(Rows from a dataset of charts and code)

## start

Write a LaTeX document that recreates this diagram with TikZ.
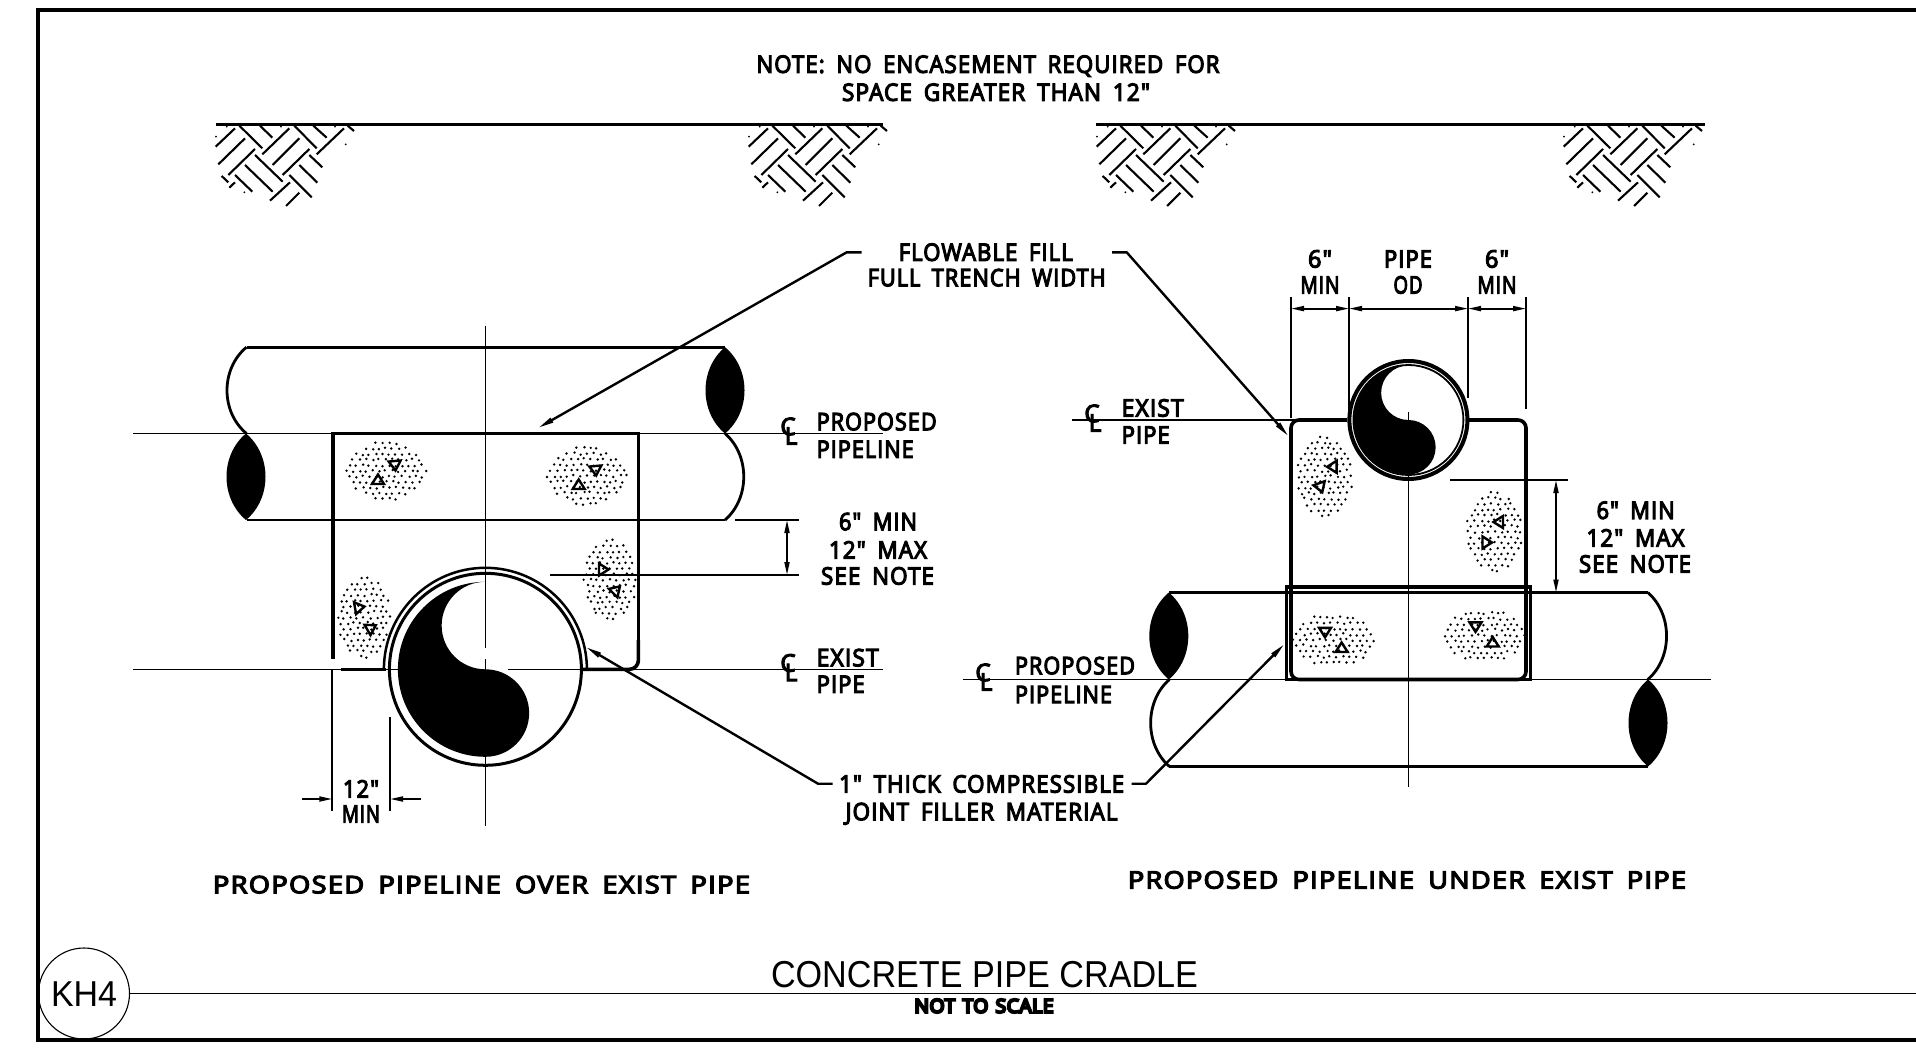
\documentclass[tikz,border=0pt]{standalone}
\usepackage{graphicx}
\usepackage{fontspec}
\newfontfamily\cadf{Open Sans}[LetterSpace=5,WordSpace=1.7,FakeBold=5]
\newfontfamily\cadbf{Open Sans}[LetterSpace=3,WordSpace=1.3,FakeBold=12]
\newfontfamily\arialf{Liberation Sans}
\usetikzlibrary{arrows.meta}
\newcommand\fw[2]{\resizebox{#1pt}{\height}{#2}}
\newcommand\stipple[5]{%
  \pgfmathsetseed{#5}%
  \foreach \i in {-8,...,8}{\foreach \j in {-9,...,9}{%
    \pgfmathsetmacro\px{\i*6.6+mod(\j+20,2)*3.3}%
    \pgfmathsetmacro\py{\j*5.6}%
    \pgfmathsetmacro\rr{(\px/#3)*(\px/#3)+(\py/#4)*(\py/#4)}%
    \ifdim\rr pt<1pt
      \pgfmathsetmacro\jx{\px+rand*1.1}%
      \pgfmathsetmacro\jy{\py+rand*1.1}%
      \fill (#1+\jx,#2+\jy) circle[radius=1.35];%
    \fi
  }}}
\newcommand\tri[3]{\draw[tribox,shift={(#1,#2)},rotate=#3] (-6,4)--(6,4)--(0,-5.5)--cycle;}
\newcommand\yinyang[3]{\pgfmathsetmacro\hr{#3/2}%
  \fill (#1,#2-#3) arc[start angle=270,end angle=90,radius=#3]
    arc[start angle=90,end angle=-90,radius=\hr]
    arc[start angle=90,end angle=270,radius=\hr] -- cycle;}
\newcommand\lens[3]{\fill (#1,#2) .. controls (#1-26,#2+0.25*#3-0.25*#2) and (#1-26,#2+0.75*#3-0.75*#2) .. (#1,#3)
  .. controls (#1+26,#2+0.75*#3-0.75*#2) and (#1+26,#2+0.25*#3-0.25*#2) .. (#1,#2) -- cycle;}
\newcommand\bulge[4]{\draw[pipeline] (#1,#2) .. controls (#1+#4,#2+0.25*#3-0.25*#2) and (#1+#4,#2+0.75*#3-0.75*#2) .. (#1,#3);}
\newcommand\hatchpic[1]{\begin{scope}[shift={(200+#1,110)},scale=0.33333,hatchline]
  \foreach \a/\b/\c/\d in {47/110/105/55,55/163/135/85,85/195/165/117,187/133/268/55,218/165/298/85,248/195/328/117,350/133/432/55,118/47/187/115,180/47/217/83,283/47/350/115,340/47/380/83,443/47/462/63,165/135/248/215,135/165/218/245,105/195/157/245,65/198/85/217,328/135/367/172,298/165/352/218,268/195/335/262,88/233/105/217,210/272/270/217,258/288/298/248}{\draw (\a,\b)--(\c,\d);}
  \foreach \a/\b in {48/80,80/50,243/50,405/50,437/103,133/247}{\fill (\a,\b) circle[radius=3];}
  \end{scope}}
\tikzset{
  cad/.style={inner sep=0pt,outer sep=0pt,font=\cadf\fontsize{24}{24}\selectfont,text height=17pt,text depth=0pt},
  cen/.style={draw=black,line width=1.6pt},
  pipeline/.style={draw=black,line width=2.8pt},
  cradle/.style={draw=black,line width=3.6pt},
  dimline/.style={draw=black,line width=2.2pt},
  dimarrow/.style={draw=black,line width=1.8pt,{Triangle[length=13pt,width=5pt]}-{Triangle[length=13pt,width=5pt]}},
  onearrow/.style={draw=black,line width=1.8pt,-{Triangle[length=13pt,width=5pt]}},
  leader/.style={draw=black,line width=2.4pt,line join=round,-{Triangle[length=16pt,width=5pt]}},
  ground/.style={draw=black,line width=3.2pt},
  hatchline/.style={line width=2.1pt},
  tribox/.style={draw=black,line width=2.4pt,line join=miter},
}
\begin{document}
\begin{tikzpicture}[x=1pt,y=-1pt]
\useasboundingbox (0,0) rectangle (1916,1057);
% frame and title
\draw[line width=4.5pt] (1916,10)--(38,10)--(38,1040)--(1916,1040);
\node[draw=black,line width=1.1pt,circle,minimum size=91pt,inner sep=0pt,outer sep=0pt] (tagc) at (84,993.5) {};
\node[inner sep=0pt,font=\arialf\fontsize{36}{36}\selectfont,text height=26pt,text depth=0pt] (tag) at (84,993.5) {\fw{66}{KH4}};
\coordinate (tend) at (1916,993.5);
\draw[line width=1.4pt] (tagc.east)--(tend);
\node[inner sep=0pt,font=\arialf\fontsize{37.5}{38}\selectfont,text height=27pt,text depth=0pt] (title) at (984.5,973.5) {\fw{427}{CONCRETE PIPE CRADLE}};
\node[inner sep=0pt,font=\cadbf\fontsize{19}{19}\selectfont,text height=14pt,text depth=0pt] (nts) at (984,1005.7) {\fw{139}{NOT TO SCALE}};
% note
\node[cad] (n1) at (988,64.3) {\fw{463}{NOTE: NO ENCASEMENT REQUIRED FOR}};
\node[cad] (n2) at (996,92.3) {\fw{308}{SPACE GREATER THAN 12"}};
% ground
\coordinate (g1a) at (216,124.7); \coordinate (g1b) at (883,124.7);
\coordinate (g2a) at (1096,124.7); \coordinate (g2b) at (1705,124.7);
\draw[ground] (g1a)--(g1b);
\draw[ground] (g2a)--(g2b);
\hatchpic{0}\hatchpic{533}\hatchpic{881}\hatchpic{1348}

% ===== LEFT VIEW =====
\draw[cen] (133,433.5)--(883,433.5);
\draw[cen] (133,669.3)--(400,669.3);
\draw[cen] (507.5,669.3)--(883,669.3);
\draw[cen] (485.4,325.6)--(485.4,647.5);
\draw[cen] (485.4,659)--(485.4,826);
\draw[pipeline] (246.5,347.2)--(725,347.2);
\draw[pipeline] (246.5,520)--(725,520);
\bulge{246.5}{347.2}{433.5}{-26}
\bulge{725}{433.5}{520}{25}
\lens{246}{433.5}{520}
\lens{725}{347.2}{433.5}
\draw[cradle] (333,658.5)--(333,433.5)--(638.4,433.5)--(638.4,655);
\draw[cradle,rounded corners=9pt] (638.4,640)--(638.4,669.3)--(582.6,669.3);
\draw[cradle] (341.4,669.3)--(386,669.3);
\draw[line width=3pt] (485.4,669.3) circle[radius=96];
\draw[line width=2.5pt] (383.9,669.3) arc[start angle=180,end angle=360,radius=101.5];
\yinyang{485.4}{669.3}{87.5}
% stipple
\stipple{385.7}{471}{40}{29}{11}
\stipple{587}{476}{40}{29}{12}
\stipple{610}{580}{27}{41}{13}
\stipple{364}{617.5}{27}{41}{14}
\tri{395}{465}{185}\tri{378}{480}{0}
\tri{595.7}{470}{185}\tri{578.7}{485}{0}
\tri{603}{569.5}{270}\tri{616}{590.3}{315}
\tri{359}{607.5}{280}\tri{371}{628}{300}
% left dims
\coordinate (la1) at (735,520); \coordinate (la2) at (799,520);
\coordinate (lb1) at (550,575); \coordinate (lb2) at (799,575);
\coordinate (la3) at (787,520); \coordinate (lb3) at (787,575);
\draw[dimline] (la1)--(la2);
\draw[dimline] (lb1)--(lb2);
\draw[dimarrow] (la3)--(lb3);
\coordinate (e1a) at (332.3,669.3); \coordinate (e1b) at (332.3,811);
\coordinate (e2a) at (390,717); \coordinate (e2b) at (390,811);
\draw[dimline] (e1a)--(e1b);
\draw[dimline] (e2a)--(e2b);
\coordinate (ar1a) at (302,799); \coordinate (ar1b) at (332.3,799);
\coordinate (ar2a) at (420.5,799); \coordinate (ar2b) at (390,799);
\draw[onearrow] (ar1a)--(ar1b);
\draw[onearrow] (ar2a)--(ar2b);
\node[cad] (l12) at (361,789) {\fw{36}{12"}};
\node[cad] (lmin) at (361,814) {\fw{38}{MIN}};
% CL labels left
\node[cad] (c1) at (788,426.5) {C}; \node[cad] (l1) at (791,436) {L};
\node[cad,anchor=west] (p1) at (816.7,421.7) {\fw{120}{PROPOSED}};
\node[cad,anchor=west] (p2) at (816.7,449.3) {\fw{97}{PIPELINE}};
\node[cad] (c2) at (788,663) {C}; \node[cad] (l2) at (791,672.5) {L};
\node[cad,anchor=west] (x1) at (816.7,657.7) {\fw{62}{EXIST}};
\node[cad,anchor=west] (x2) at (816.7,684.3) {\fw{48}{PIPE}};
\node[cad] (d1) at (878,521.7) {\fw{78}{6" MIN}};
\node[cad] (d2) at (878,550) {\fw{98}{12" MAX}};
\node[cad] (d3) at (877.5,576) {\fw{113}{SEE NOTE}};
\node[cad] (t1) at (481.5,884.7) {\fw{537}{PROPOSED PIPELINE OVER EXIST PIPE}};

% ===== RIGHT VIEW =====
\draw[cen] (962.7,679.5)--(1711,679.5);
\draw[cen] (1072,420)--(1300,420);
\draw[cen] (1408.4,411.7)--(1408.4,787);
\draw[pipeline] (1169.4,592.5)--(1647.8,592.5);
\draw[pipeline] (1169.4,766.5)--(1647.8,766.5);
\bulge{1169.4}{679.5}{766.5}{-25}
\bulge{1647.8}{592.5}{679.5}{25}
\lens{1168.8}{592.5}{679.5}
\lens{1648}{679.5}{766.5}
\draw[cradle,rounded corners=8pt] (1347,420)--(1291,420)--(1291,679.5)--(1526,679.5)--(1526,420)--(1469,420);
\draw[line width=3.2pt] (1286.5,587) rectangle (1530.6,679.5);
\draw[line width=4pt] (1408.4,420) circle[radius=59];
\draw[line width=1.8pt] (1408.4,420) circle[radius=55];
\yinyang{1408.4}{420}{54.5}
\stipple{1324.5}{476.4}{28}{40}{21}
\stipple{1494.7}{531.8}{28}{40}{22}
\stipple{1333.5}{640}{40}{28}{23}
\stipple{1484.5}{635.4}{40}{28}{24}
\tri{1332.6}{466.8}{90}\tri{1320.4}{487}{200}
\tri{1499}{522}{90}\tri{1486.5}{542.5}{270}
\tri{1325}{631.8}{180}\tri{1341.6}{648}{0}
\tri{1475.5}{626.4}{180}\tri{1492.7}{642.5}{0}
% right dims
\coordinate (v1a) at (1291,297); \coordinate (v1b) at (1291,417.5);
\coordinate (v2a) at (1349,297); \coordinate (v2b) at (1349,420);
\coordinate (v3a) at (1468,297); \coordinate (v3b) at (1468,398);
\coordinate (v4a) at (1526,297); \coordinate (v4b) at (1526,408.6);
\draw[dimline] (v1a)--(v1b);
\draw[dimline] (v2a)--(v2b);
\draw[dimline] (v3a)--(v3b);
\draw[dimline] (v4a)--(v4b);
\coordinate (q1) at (1291,308.6); \coordinate (q2) at (1349,308.6);
\coordinate (q3) at (1468,308.6); \coordinate (q4) at (1526,308.6);
\draw[dimarrow] (q1)--(q2);
\draw[dimarrow] (q2)--(q3);
\draw[dimarrow] (q3)--(q4);
\node[cad] (r6a) at (1320,259) {\fw{24}{6"}};
\node[cad] (rma) at (1320,285) {\fw{39}{MIN}};
\node[cad] (rpi) at (1408,259) {\fw{48}{PIPE}};
\node[cad] (rod) at (1408,285) {\fw{29}{OD}};
\node[cad] (r6b) at (1497,259) {\fw{24}{6"}};
\node[cad] (rmb) at (1497,285) {\fw{39}{MIN}};
\coordinate (s1) at (1450,480); \coordinate (s2) at (1568,480);
\coordinate (s3) at (1556,480); \coordinate (s4) at (1556,592.5);
\draw[line width=2.8pt] (s1)--(s2);
\draw[dimarrow] (s3)--(s4);
\node[cad] (e1) at (1635.6,510.4) {\fw{78}{6" MIN}};
\node[cad] (e2) at (1635.5,538) {\fw{98}{12" MAX}};
\node[cad] (e3) at (1635,564) {\fw{112}{SEE NOTE}};
\node[cad] (c3) at (1092,413.5) {C}; \node[cad] (l3) at (1095,423) {L};
\node[cad,anchor=west] (y1) at (1121.7,408) {\fw{62}{EXIST}};
\node[cad,anchor=west] (y2) at (1121.7,435) {\fw{48}{PIPE}};
\node[cad] (c4) at (983,672.5) {C}; \node[cad] (l4) at (986,682) {L};
\node[cad,anchor=west] (z1) at (1015,665.7) {\fw{120}{PROPOSED}};
\node[cad,anchor=west] (z2) at (1015,694.5) {\fw{97}{PIPELINE}};
\node[cad] (t2) at (1407,880) {\fw{558}{PROPOSED PIPELINE UNDER EXIST PIPE}};

% ===== LEADERS =====
\node[cad] (ff1) at (985.7,252.3) {\fw{174}{FLOWABLE FILL}};
\node[cad] (ff2) at (986.7,277.7) {\fw{238}{FULL TRENCH WIDTH}};
\node[cad] (jf1) at (981.7,784) {\fw{285}{1" THICK COMPRESSIBLE}};
\node[cad] (jf2) at (981.5,811.7) {\fw{272}{JOINT FILLER MATERIAL}};
\coordinate (fa) at (861.7,252.3); \coordinate (fb) at (846.7,252.3); \coordinate (ftip) at (538,428);
\coordinate (fc) at (1112,252.3); \coordinate (fd) at (1126.7,252.3); \coordinate (ftip2) at (1288.6,436.4);
\coordinate (ja) at (832.7,783.7); \coordinate (jb) at (818,783.7); \coordinate (jtip) at (585.8,647);
\coordinate (jc) at (1131.7,783.7); \coordinate (jd) at (1146,783.7); \coordinate (jtip2) at (1284.5,644);
\draw[leader] (fa)--(fb)--(ftip);
\draw[leader] (fc)--(fd)--(ftip2);
\draw[leader] (ja)--(jb)--(jtip);
\draw[leader] (jc)--(jd)--(jtip2);
\end{tikzpicture}
\end{document}
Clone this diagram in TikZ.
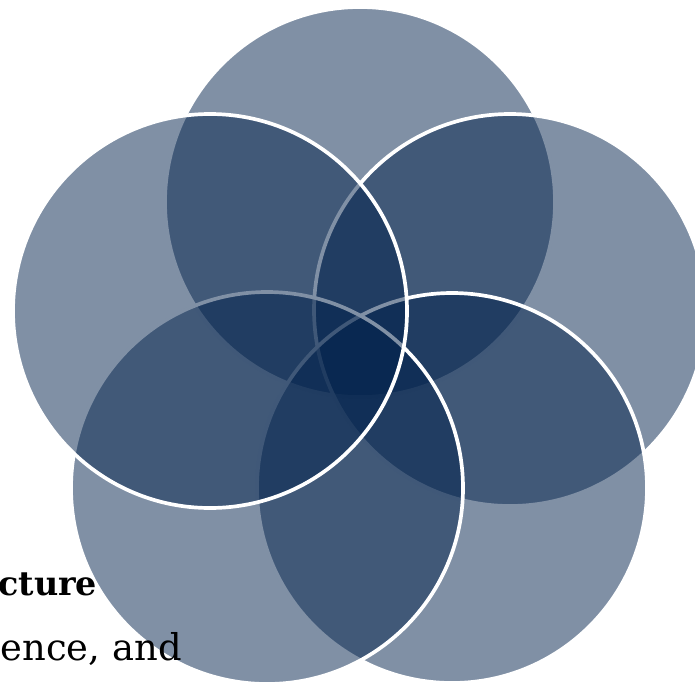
\documentclass[tikz,border=0pt]{standalone}
\usepackage{fontspec}
\setmainfont{DejaVu Serif}
\definecolor{navy}{RGB}{2,34,76}
\tikzset{
  petal/.style={fill=navy,fill opacity=0.5,draw=white,line width=2.1pt},
  words/.style={inner sep=0pt,font=\fontsize{21}{24}\selectfont}
}
\begin{document}
\begin{tikzpicture}[x=0.02cm,y=-0.02cm]
\useasboundingbox (0,0) rectangle (695,686);
\coordinate (top) at (360,202);
\coordinate (right) at (510,310);
\coordinate (lowright) at (452,488);
\coordinate (lowleft) at (267,488);
\coordinate (left) at (210,311);
\draw[petal] (top) circle (195);
\draw[petal] (right) circle (196);
\draw[petal] (lowright) circle (195);
\draw[petal] (lowleft) circle (196);
\draw[petal] (left) circle (197);
% the text lies over the circles
\node[words,anchor=base west,font=\fontsize{19}{22}\selectfont] (head) at (-2,595) {\textbf{cture}};
\node[words,anchor=base east] (body) at (182,660) {ence, and};
\end{tikzpicture}
\end{document}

## end

Stated problem »
Quote precisely the lines of the data from the line containing "Clone this diagram in TikZ." through its final line, both included, excluding pictures.

Answer to the problem »
Clone this diagram in TikZ.
\documentclass[tikz,border=0pt]{standalone}
\usepackage{fontspec}
\setmainfont{DejaVu Serif}
\definecolor{navy}{RGB}{2,34,76}
\tikzset{
  petal/.style={fill=navy,fill opacity=0.5,draw=white,line width=2.1pt},
  words/.style={inner sep=0pt,font=\fontsize{21}{24}\selectfont}
}
\begin{document}
\begin{tikzpicture}[x=0.02cm,y=-0.02cm]
\useasboundingbox (0,0) rectangle (695,686);
\coordinate (top) at (360,202);
\coordinate (right) at (510,310);
\coordinate (lowright) at (452,488);
\coordinate (lowleft) at (267,488);
\coordinate (left) at (210,311);
\draw[petal] (top) circle (195);
\draw[petal] (right) circle (196);
\draw[petal] (lowright) circle (195);
\draw[petal] (lowleft) circle (196);
\draw[petal] (left) circle (197);
% the text lies over the circles
\node[words,anchor=base west,font=\fontsize{19}{22}\selectfont] (head) at (-2,595) {\textbf{cture}};
\node[words,anchor=base east] (body) at (182,660) {ence, and};
\end{tikzpicture}
\end{document}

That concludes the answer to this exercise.